··· Dataset content ···

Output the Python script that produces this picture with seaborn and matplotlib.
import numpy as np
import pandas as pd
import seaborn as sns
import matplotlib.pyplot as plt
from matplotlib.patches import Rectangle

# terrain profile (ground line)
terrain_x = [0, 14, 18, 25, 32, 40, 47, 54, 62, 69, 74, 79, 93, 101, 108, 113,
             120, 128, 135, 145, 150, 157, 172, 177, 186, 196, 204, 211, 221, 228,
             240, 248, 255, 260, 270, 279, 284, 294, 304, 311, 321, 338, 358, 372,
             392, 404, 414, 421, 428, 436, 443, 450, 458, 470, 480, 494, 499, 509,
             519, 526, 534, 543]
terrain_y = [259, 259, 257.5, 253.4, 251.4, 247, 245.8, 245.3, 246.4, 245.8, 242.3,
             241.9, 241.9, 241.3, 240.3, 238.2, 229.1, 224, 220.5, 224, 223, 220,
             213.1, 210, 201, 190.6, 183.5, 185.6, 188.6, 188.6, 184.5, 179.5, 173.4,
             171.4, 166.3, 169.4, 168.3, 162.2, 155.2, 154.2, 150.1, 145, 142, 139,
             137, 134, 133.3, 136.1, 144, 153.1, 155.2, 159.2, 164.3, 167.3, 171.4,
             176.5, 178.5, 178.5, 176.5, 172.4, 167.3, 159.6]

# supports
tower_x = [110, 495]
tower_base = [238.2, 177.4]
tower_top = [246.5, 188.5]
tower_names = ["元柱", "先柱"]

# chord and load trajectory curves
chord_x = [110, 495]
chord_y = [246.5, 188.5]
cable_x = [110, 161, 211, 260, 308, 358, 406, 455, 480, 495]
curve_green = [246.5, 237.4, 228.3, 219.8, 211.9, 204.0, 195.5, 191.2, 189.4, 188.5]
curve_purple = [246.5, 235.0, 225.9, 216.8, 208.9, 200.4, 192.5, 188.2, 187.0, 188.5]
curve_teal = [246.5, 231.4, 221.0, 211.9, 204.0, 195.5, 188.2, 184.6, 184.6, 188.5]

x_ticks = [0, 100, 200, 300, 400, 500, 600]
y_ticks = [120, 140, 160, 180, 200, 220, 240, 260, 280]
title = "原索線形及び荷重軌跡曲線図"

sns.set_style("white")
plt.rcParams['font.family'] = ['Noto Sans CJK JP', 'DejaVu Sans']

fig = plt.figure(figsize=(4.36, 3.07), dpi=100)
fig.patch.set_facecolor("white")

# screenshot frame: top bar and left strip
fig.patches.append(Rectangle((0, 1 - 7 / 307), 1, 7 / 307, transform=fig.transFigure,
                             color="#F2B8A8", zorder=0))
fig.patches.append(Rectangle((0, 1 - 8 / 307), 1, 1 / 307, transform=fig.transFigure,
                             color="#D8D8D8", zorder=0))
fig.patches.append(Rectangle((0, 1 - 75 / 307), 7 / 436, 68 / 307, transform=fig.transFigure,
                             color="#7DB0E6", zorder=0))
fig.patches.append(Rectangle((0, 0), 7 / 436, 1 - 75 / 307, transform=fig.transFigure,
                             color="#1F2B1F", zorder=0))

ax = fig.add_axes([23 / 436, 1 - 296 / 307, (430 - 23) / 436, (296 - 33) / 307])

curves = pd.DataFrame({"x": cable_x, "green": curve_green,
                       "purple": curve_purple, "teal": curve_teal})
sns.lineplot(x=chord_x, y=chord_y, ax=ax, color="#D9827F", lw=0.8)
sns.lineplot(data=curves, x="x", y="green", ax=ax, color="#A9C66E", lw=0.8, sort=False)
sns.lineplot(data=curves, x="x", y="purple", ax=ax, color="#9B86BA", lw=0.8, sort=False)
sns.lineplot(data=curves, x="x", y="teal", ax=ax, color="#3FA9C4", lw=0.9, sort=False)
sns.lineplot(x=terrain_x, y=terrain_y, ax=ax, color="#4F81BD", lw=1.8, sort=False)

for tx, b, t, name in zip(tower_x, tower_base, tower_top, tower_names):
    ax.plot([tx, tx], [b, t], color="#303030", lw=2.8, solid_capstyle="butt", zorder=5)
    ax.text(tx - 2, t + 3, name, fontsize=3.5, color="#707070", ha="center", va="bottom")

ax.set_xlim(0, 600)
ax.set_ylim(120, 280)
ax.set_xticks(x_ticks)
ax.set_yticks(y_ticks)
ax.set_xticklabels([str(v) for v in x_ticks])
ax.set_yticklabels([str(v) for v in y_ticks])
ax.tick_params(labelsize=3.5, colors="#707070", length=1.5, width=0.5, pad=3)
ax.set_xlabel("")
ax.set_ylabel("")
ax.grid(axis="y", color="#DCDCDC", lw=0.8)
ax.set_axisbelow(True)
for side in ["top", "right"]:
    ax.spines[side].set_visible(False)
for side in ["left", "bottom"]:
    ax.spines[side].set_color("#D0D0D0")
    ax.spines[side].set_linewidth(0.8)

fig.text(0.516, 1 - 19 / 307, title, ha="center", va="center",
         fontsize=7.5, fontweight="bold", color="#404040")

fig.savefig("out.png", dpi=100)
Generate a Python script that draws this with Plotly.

···

▶ [The task]
Make an exact copy of the listing, including every line.

▶ [Solution to this problem]
Output the Python script that produces this picture with seaborn and matplotlib.
import numpy as np
import pandas as pd
import seaborn as sns
import matplotlib.pyplot as plt
from matplotlib.patches import Rectangle

# terrain profile (ground line)
terrain_x = [0, 14, 18, 25, 32, 40, 47, 54, 62, 69, 74, 79, 93, 101, 108, 113,
             120, 128, 135, 145, 150, 157, 172, 177, 186, 196, 204, 211, 221, 228,
             240, 248, 255, 260, 270, 279, 284, 294, 304, 311, 321, 338, 358, 372,
             392, 404, 414, 421, 428, 436, 443, 450, 458, 470, 480, 494, 499, 509,
             519, 526, 534, 543]
terrain_y = [259, 259, 257.5, 253.4, 251.4, 247, 245.8, 245.3, 246.4, 245.8, 242.3,
             241.9, 241.9, 241.3, 240.3, 238.2, 229.1, 224, 220.5, 224, 223, 220,
             213.1, 210, 201, 190.6, 183.5, 185.6, 188.6, 188.6, 184.5, 179.5, 173.4,
             171.4, 166.3, 169.4, 168.3, 162.2, 155.2, 154.2, 150.1, 145, 142, 139,
             137, 134, 133.3, 136.1, 144, 153.1, 155.2, 159.2, 164.3, 167.3, 171.4,
             176.5, 178.5, 178.5, 176.5, 172.4, 167.3, 159.6]

# supports
tower_x = [110, 495]
tower_base = [238.2, 177.4]
tower_top = [246.5, 188.5]
tower_names = ["元柱", "先柱"]

# chord and load trajectory curves
chord_x = [110, 495]
chord_y = [246.5, 188.5]
cable_x = [110, 161, 211, 260, 308, 358, 406, 455, 480, 495]
curve_green = [246.5, 237.4, 228.3, 219.8, 211.9, 204.0, 195.5, 191.2, 189.4, 188.5]
curve_purple = [246.5, 235.0, 225.9, 216.8, 208.9, 200.4, 192.5, 188.2, 187.0, 188.5]
curve_teal = [246.5, 231.4, 221.0, 211.9, 204.0, 195.5, 188.2, 184.6, 184.6, 188.5]

x_ticks = [0, 100, 200, 300, 400, 500, 600]
y_ticks = [120, 140, 160, 180, 200, 220, 240, 260, 280]
title = "原索線形及び荷重軌跡曲線図"

sns.set_style("white")
plt.rcParams['font.family'] = ['Noto Sans CJK JP', 'DejaVu Sans']

fig = plt.figure(figsize=(4.36, 3.07), dpi=100)
fig.patch.set_facecolor("white")

# screenshot frame: top bar and left strip
fig.patches.append(Rectangle((0, 1 - 7 / 307), 1, 7 / 307, transform=fig.transFigure,
                             color="#F2B8A8", zorder=0))
fig.patches.append(Rectangle((0, 1 - 8 / 307), 1, 1 / 307, transform=fig.transFigure,
                             color="#D8D8D8", zorder=0))
fig.patches.append(Rectangle((0, 1 - 75 / 307), 7 / 436, 68 / 307, transform=fig.transFigure,
                             color="#7DB0E6", zorder=0))
fig.patches.append(Rectangle((0, 0), 7 / 436, 1 - 75 / 307, transform=fig.transFigure,
                             color="#1F2B1F", zorder=0))

ax = fig.add_axes([23 / 436, 1 - 296 / 307, (430 - 23) / 436, (296 - 33) / 307])

curves = pd.DataFrame({"x": cable_x, "green": curve_green,
                       "purple": curve_purple, "teal": curve_teal})
sns.lineplot(x=chord_x, y=chord_y, ax=ax, color="#D9827F", lw=0.8)
sns.lineplot(data=curves, x="x", y="green", ax=ax, color="#A9C66E", lw=0.8, sort=False)
sns.lineplot(data=curves, x="x", y="purple", ax=ax, color="#9B86BA", lw=0.8, sort=False)
sns.lineplot(data=curves, x="x", y="teal", ax=ax, color="#3FA9C4", lw=0.9, sort=False)
sns.lineplot(x=terrain_x, y=terrain_y, ax=ax, color="#4F81BD", lw=1.8, sort=False)

for tx, b, t, name in zip(tower_x, tower_base, tower_top, tower_names):
    ax.plot([tx, tx], [b, t], color="#303030", lw=2.8, solid_capstyle="butt", zorder=5)
    ax.text(tx - 2, t + 3, name, fontsize=3.5, color="#707070", ha="center", va="bottom")

ax.set_xlim(0, 600)
ax.set_ylim(120, 280)
ax.set_xticks(x_ticks)
ax.set_yticks(y_ticks)
ax.set_xticklabels([str(v) for v in x_ticks])
ax.set_yticklabels([str(v) for v in y_ticks])
ax.tick_params(labelsize=3.5, colors="#707070", length=1.5, width=0.5, pad=3)
ax.set_xlabel("")
ax.set_ylabel("")
ax.grid(axis="y", color="#DCDCDC", lw=0.8)
ax.set_axisbelow(True)
for side in ["top", "right"]:
    ax.spines[side].set_visible(False)
for side in ["left", "bottom"]:
    ax.spines[side].set_color("#D0D0D0")
    ax.spines[side].set_linewidth(0.8)

fig.text(0.516, 1 - 19 / 307, title, ha="center", va="center",
         fontsize=7.5, fontweight="bold", color="#404040")

fig.savefig("out.png", dpi=100)
Generate a Python script that draws this with Plotly.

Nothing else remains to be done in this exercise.